Welcome to another installment of our Preferreds Market Weekly Review, where we discuss preferred stock and baby bond market activity from both the bottom-up, highlighting individual news and events, as well as the top-down, providing an overview of the broader market. We also try to add some historical context as well as relevant themes that look to be driving markets or that investors ought to be mindful of. This update covers the period through the third week of February.
Be sure to check out our other weekly updates covering the business development company (“BDC”) as well as the closed-end fund (“CEF”) markets for perspectives across the broader income space.
Market Action
Preferreds fell this week as the rise in Treasury yields proved a headwind for the sector. Bank preferreds recovered from their CRE-induced jump and are trading at very tight credit spreads – interestingly, at the same level as just prior to last year’s mini crisis.
Yields paused their lower trend this week as higher than expected inflation pushed Treasury yields higher. We are also beginning to see a divergence between yields-to-worst and stripped yields, similar to the situation prior to 2022. This is caused by many stocks rallying to trade over “par”, which creates a drag due to the potential redemption and lowers the yield-to-worst faster than the stripped yield (yield-to-worst is the minimum of yield-to-call and stripped yield for perpetual preferreds). This means the stripped yield is becoming less relevant for evaluating preferreds.
Market Themes
Most Agency mortgage REITs have already posted their Q4 numbers and they were very good, at least from the figures most relevant to preferreds shareholders. This is something that was straightforward to anticipate given the recent downtrend in Agency spreads as shown below, a partial reversal of the rise since 2022 which has hammered book values.
AGNC book value rose by 8% while leverage fell to 7x. As a result equity / preferreds coverage rose to a healthy 4.9x. NLY book value rose by 6.5% and equity / preferred coverage rose to a pretty strong 7.4x. Coverage is only a bit below its Dec-2019 level of 7.9x despite book value falling by half since then. The key factors for this resilience has been equity issuance and preferreds redemptions.
Dynex Capital (DX) book value rose by 9% though this remains below $17.99 at the end of 2021. However, equity / preferred coverage has risen over the same period due to additional common share issuance.
In the AGNC 5 preferreds suite the ones that look decent are the floating-rate AGNCN with a yield north of 10%. One advantage of AGNCN is that its high spread over SOFR (5.372%) and its relatively high price means that each drop in short-term rates has less impact on its yield. The second one is the familiar AGNCL which has a fixed yield of 8.4% until it switches to a 5Y Treasury linked coupon with an expected yield of near 10%.
As suggested earlier, the prices of NLY preferreds NLY.PR.I and NLY.PR.F have now nearly converged. These two preferreds have been a good relative value pair.

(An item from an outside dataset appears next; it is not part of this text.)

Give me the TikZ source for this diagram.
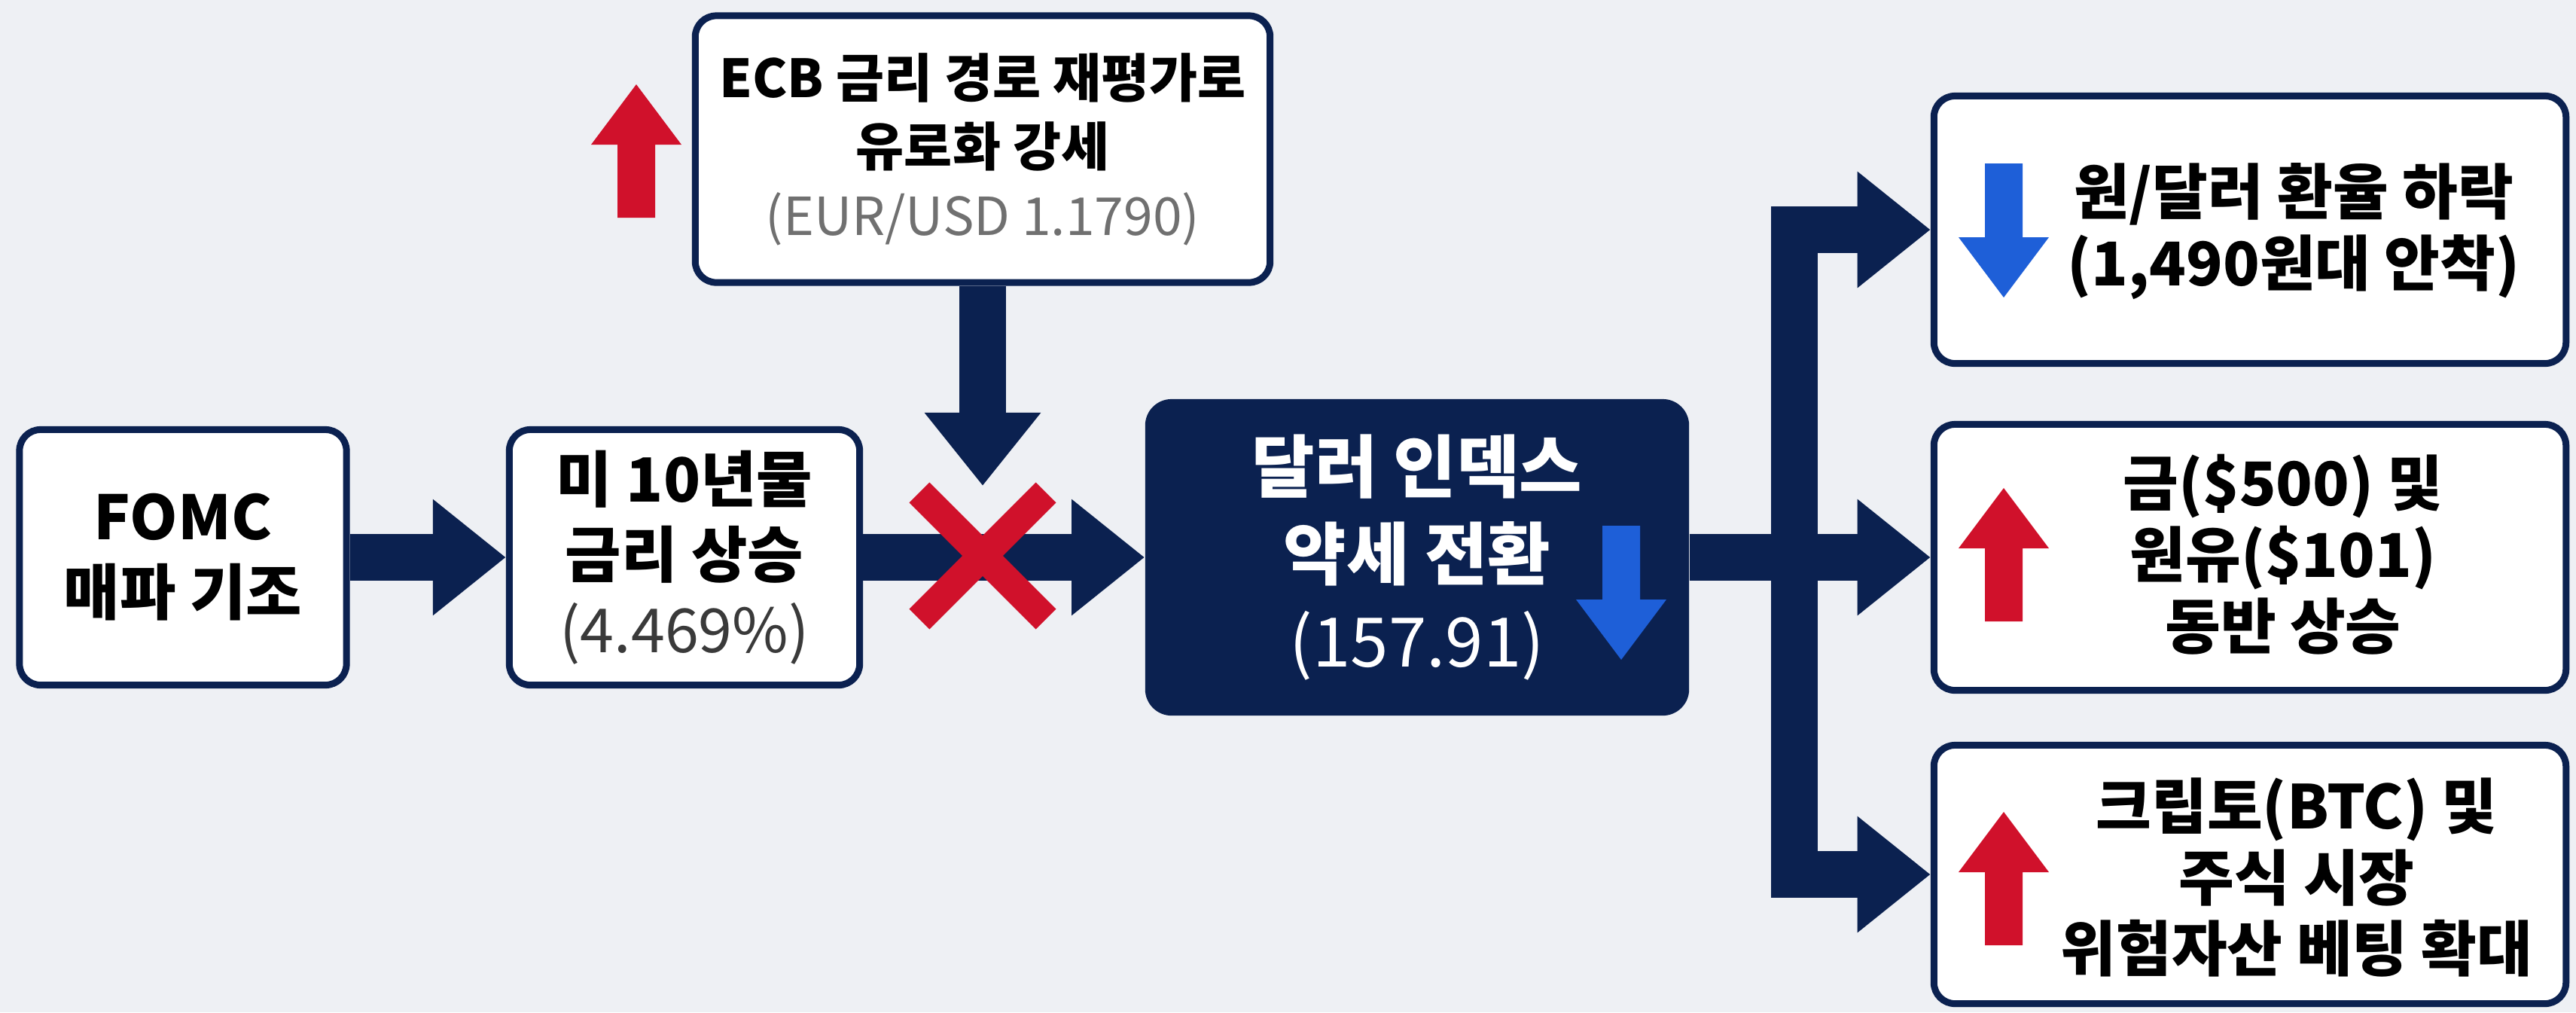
\documentclass[tikz,border=0pt]{standalone}
\usepackage{fontspec}
\setmainfont{Noto Sans CJK KR}
\usetikzlibrary{arrows.meta,shapes.misc}
\definecolor{navy}{HTML}{0B2150}
\definecolor{bg}{HTML}{EEF0F4}
\definecolor{upred}{HTML}{D0112B}
\definecolor{downblue}{HTML}{1E5FD8}
\definecolor{graytxt}{HTML}{707070}
\definecolor{darkgraytxt}{HTML}{3A3A3A}
\tikzset{
  box/.style={draw=navy, line width=0.09cm, fill=white, rounded corners=0.28cm, inner sep=0pt},
  darkbox/.style={fill=navy, rounded corners=0.35cm, text=white, inner sep=0pt},
  conn/.style={draw=navy, line width=0.62cm, -{Triangle[length=0.97cm,width=1.48cm]}},
  trunk/.style={draw=navy, line width=0.62cm, line cap=rect},
  txtA/.style={align=center, text=black, font=\fontsize{23pt}{28.5pt}\selectfont\bfseries},
  txtB/.style={align=center, text=black, font=\fontsize{19.8pt}{26pt}\selectfont\bfseries},
  txtC/.style={align=center, font=\fontsize{25.8pt}{33pt}\selectfont\bfseries},
  txtD/.style={align=center, text=black, font=\fontsize{22.8pt}{27pt}\selectfont\bfseries},
  xmarkstyle/.style={cross out, draw=upred, line width=0.38cm, minimum size=1.3cm, inner sep=0pt},
  uparr/.pic={\fill[upred] (0,0) -- (60,80) -- (25,80) -- (25,177) -- (-25,177) -- (-25,80) -- (-60,80) -- cycle;},
  downarr/.pic={\fill[downblue] (0,0) -- (60,-80) -- (25,-80) -- (25,-178) -- (-25,-178) -- (-25,-80) -- (-60,-80) -- cycle;}
}
\begin{document}
\begin{tikzpicture}[x=0.01cm, y=-0.01cm]
\useasboundingbox (0,0) rectangle (3421,1344);
\fill[bg] (0,0) rectangle (3421,1344);

% boxes
\node[box, minimum width=4.34cm, minimum height=3.39cm, txtA] (fomc) at (243,740) {FOMC\\매파 기조};
\node[box, minimum width=4.65cm, minimum height=3.39cm, txtA] (yield) at (909,740) {미 10년물\\금리 상승\\{\mdseries\color{darkgraytxt}(4.469\%)}};
\node[box, minimum width=7.63cm, minimum height=3.54cm, txtB] (ecb) at (1305,198) {ECB 금리 경로 재평가로\\유로화 강세\\{\mdseries\color{graytxt}(EUR/USD 1.1790)}};
\node[darkbox, minimum width=7.22cm, minimum height=4.20cm, txtC] (dxy) at (1882,740) {달러 인덱스\\약세 전환\\{\mdseries(157.91)}};

\node[box, minimum width=8.39cm, minimum height=3.55cm] (won) at (2988,305) {};
\node[txtD] (wont) at (3046,307) {원/달러 환율 하락\\(1,490원대 안착)};
\node[box, minimum width=8.39cm, minimum height=3.53cm] (commod) at (2988,740) {};
\node[txtD] (commodt) at (3032,736) {금(\$500) 및\\원유(\$101)\\동반 상승};
\node[box, minimum width=8.39cm, minimum height=3.43cm] (risk) at (2988,1161) {};
\node[txtD] (riskt) at (3050,1165) {크립토(BTC) 및\\주식 시장\\위험자산 베팅 확대};

% connectors
\coordinate (ecbtip) at (1305,645);
\coordinate (j) at (2383,740);
\draw[conn] (fomc) -- (yield);
\draw[conn] (yield) -- (dxy);
\draw[conn] (ecb.south) -- (ecbtip);
\node[xmarkstyle] (xmark) at (1305,738) {};

\draw[trunk] (j |- won.west) -- (j |- risk.west);
\draw[conn] (j |- won.west) -- (won.west);
\draw[conn] (dxy.east) -- (commod.west);
\draw[conn] (j |- risk.west) -- (risk.west);

% direction markers
\pic (ecbup) at (845,112) {uparr};
\pic (dxydown) at (2153,876) {downarr};
\pic (wondown) at (2661,395) {downarr};
\pic (commodup) at (2661,648) {uparr};
\pic (riskup) at (2661,1078) {uparr};
\end{tikzpicture}
\end{document}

As NLY.PR.I converts to a floating-rate preferred in the middle of the year, they should start tracking each other very closely. At this point there is no strong case either way. F gets you bigger coupons leading up to the June I conversion but I gives you slightly higher coupons after its own conversion. These two preferreds remain very attractive. F trades around a 10.6% stripped yield which is then likely to move lower towards 8.8% over the next few years. based on expectations of the Fed policy rate.
Dynex Capital Series C (DX.PR.C) remains a higher-quality preferred with a high level of equity / preferred coverage at 7.8x. That’s one of the highest in the sector and it’s also not far off its peak in the last few years. The stock trades at a 7.14% stripped yield however it’s very likely to step up significantly in 2025. The only way the coupon would fall is if short-term rates are below 1.5% – fairly unlikely. It is a Libor reset stock and while it hasn’t said what’s doing with the SOFR transition it will almost surely move to SOFR because of the Calculation Agent language in its prospectus. Its high spread over Libor also means that a drop in Libor is relatively less impactful for the stock as more of its coupon is made up of a fixed spread.